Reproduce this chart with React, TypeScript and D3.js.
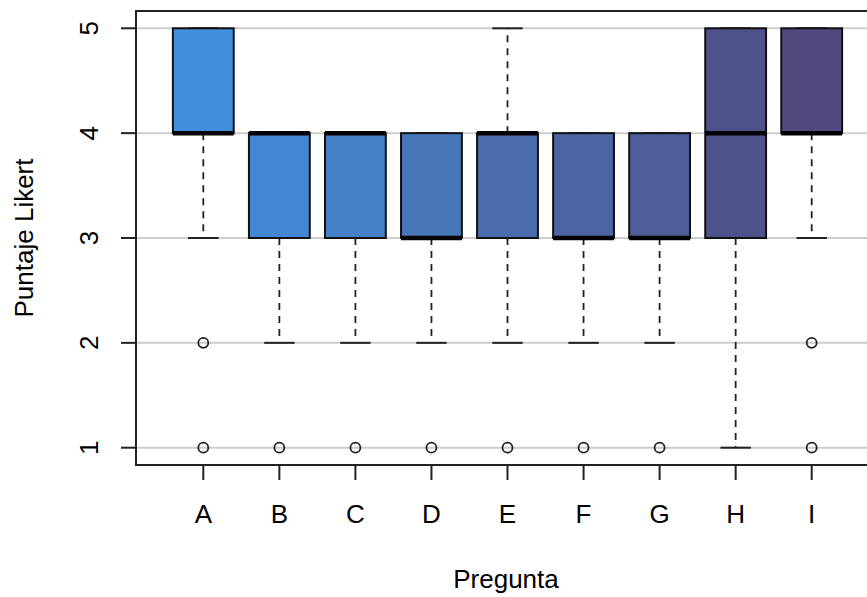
...
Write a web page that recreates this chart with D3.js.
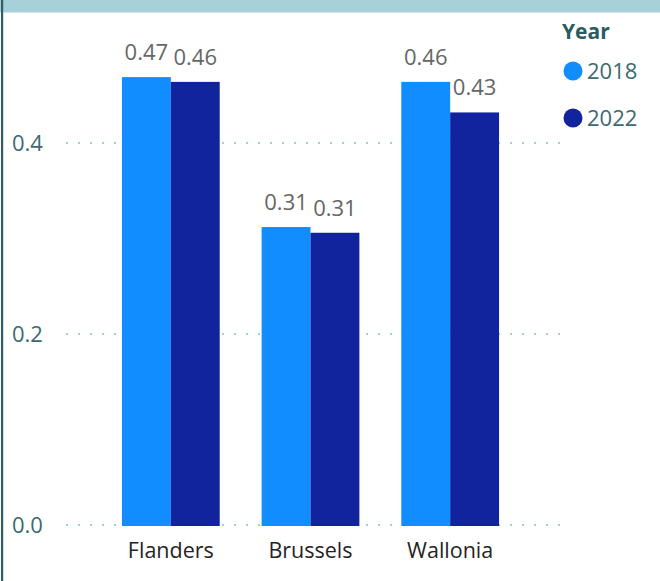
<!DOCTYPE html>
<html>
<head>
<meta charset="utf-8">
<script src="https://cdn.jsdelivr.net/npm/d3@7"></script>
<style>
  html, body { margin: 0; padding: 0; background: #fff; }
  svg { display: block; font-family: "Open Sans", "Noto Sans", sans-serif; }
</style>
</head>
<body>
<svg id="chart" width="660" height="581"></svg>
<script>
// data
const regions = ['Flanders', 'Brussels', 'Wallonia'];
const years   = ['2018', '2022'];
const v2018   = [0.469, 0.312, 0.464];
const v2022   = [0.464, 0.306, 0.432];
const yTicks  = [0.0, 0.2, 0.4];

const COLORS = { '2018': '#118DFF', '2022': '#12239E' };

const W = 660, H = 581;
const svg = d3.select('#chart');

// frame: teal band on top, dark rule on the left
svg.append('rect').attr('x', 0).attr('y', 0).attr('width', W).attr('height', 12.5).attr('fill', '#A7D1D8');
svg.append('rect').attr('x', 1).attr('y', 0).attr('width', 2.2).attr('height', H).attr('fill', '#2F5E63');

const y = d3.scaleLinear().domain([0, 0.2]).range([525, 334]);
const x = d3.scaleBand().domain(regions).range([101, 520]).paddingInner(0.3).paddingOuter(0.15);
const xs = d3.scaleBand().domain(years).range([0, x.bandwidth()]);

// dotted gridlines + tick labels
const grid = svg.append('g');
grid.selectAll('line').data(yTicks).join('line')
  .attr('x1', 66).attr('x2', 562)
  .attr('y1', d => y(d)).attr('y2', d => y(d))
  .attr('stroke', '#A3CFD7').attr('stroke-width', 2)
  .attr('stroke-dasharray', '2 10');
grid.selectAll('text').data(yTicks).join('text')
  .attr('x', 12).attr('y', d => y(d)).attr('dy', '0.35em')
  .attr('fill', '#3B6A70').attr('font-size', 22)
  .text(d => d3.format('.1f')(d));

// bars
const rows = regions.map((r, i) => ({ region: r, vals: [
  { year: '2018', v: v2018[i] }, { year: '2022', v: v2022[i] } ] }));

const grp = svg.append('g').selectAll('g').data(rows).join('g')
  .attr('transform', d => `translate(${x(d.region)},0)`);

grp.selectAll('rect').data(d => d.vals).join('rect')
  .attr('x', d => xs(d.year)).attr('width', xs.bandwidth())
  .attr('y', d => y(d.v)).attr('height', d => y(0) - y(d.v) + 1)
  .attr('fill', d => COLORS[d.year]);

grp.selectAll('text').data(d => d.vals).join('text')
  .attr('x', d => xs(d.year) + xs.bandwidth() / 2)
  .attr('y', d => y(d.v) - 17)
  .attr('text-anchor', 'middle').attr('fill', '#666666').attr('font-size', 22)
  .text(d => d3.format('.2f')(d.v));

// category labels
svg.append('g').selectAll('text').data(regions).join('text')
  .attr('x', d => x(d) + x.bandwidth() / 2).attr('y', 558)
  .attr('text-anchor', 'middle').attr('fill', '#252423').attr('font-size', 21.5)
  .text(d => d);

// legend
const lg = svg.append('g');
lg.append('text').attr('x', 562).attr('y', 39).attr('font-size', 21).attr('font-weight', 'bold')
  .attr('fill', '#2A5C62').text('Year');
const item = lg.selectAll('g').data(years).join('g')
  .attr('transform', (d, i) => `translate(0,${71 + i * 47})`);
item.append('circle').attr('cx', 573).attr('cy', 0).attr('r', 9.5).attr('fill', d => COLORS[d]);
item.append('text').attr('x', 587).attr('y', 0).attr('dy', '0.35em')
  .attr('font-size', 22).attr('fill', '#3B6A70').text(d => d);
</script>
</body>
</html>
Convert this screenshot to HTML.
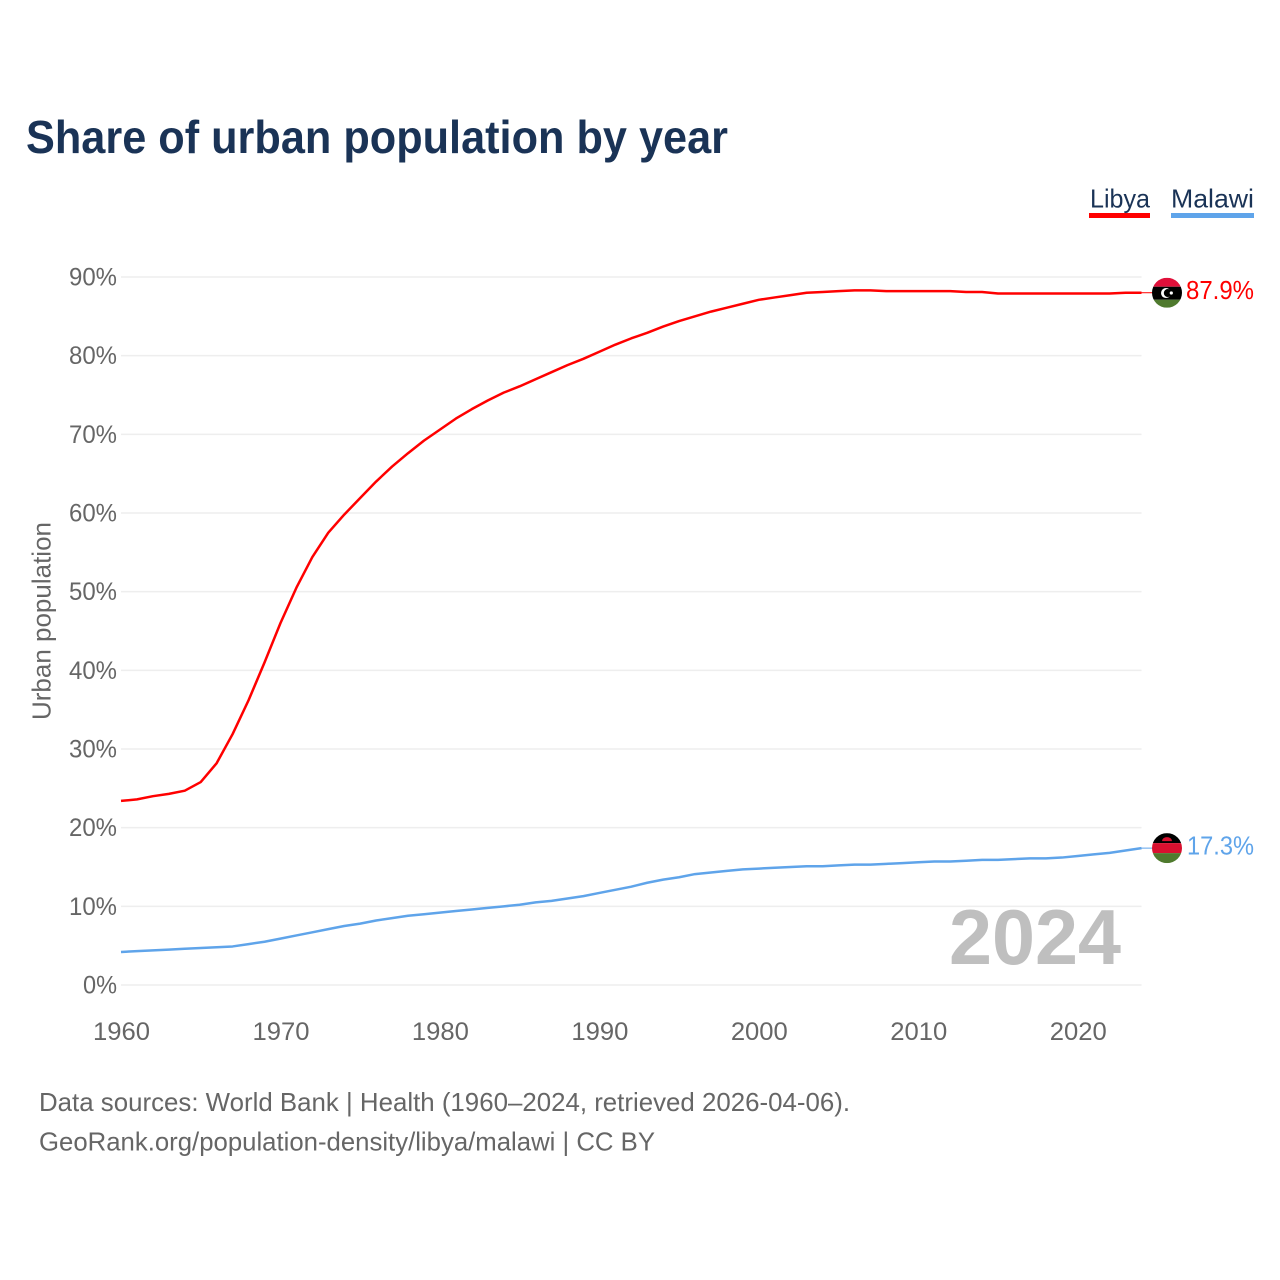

### EXERCISE
In the listing, find all lines with the string "this" and copy them.

### EXERCISE OUTPUT
Reproduce this chart with React, TypeScript and D3.js.
Write a web page that recreates this chart with D3.js.
Convert this screenshot to HTML.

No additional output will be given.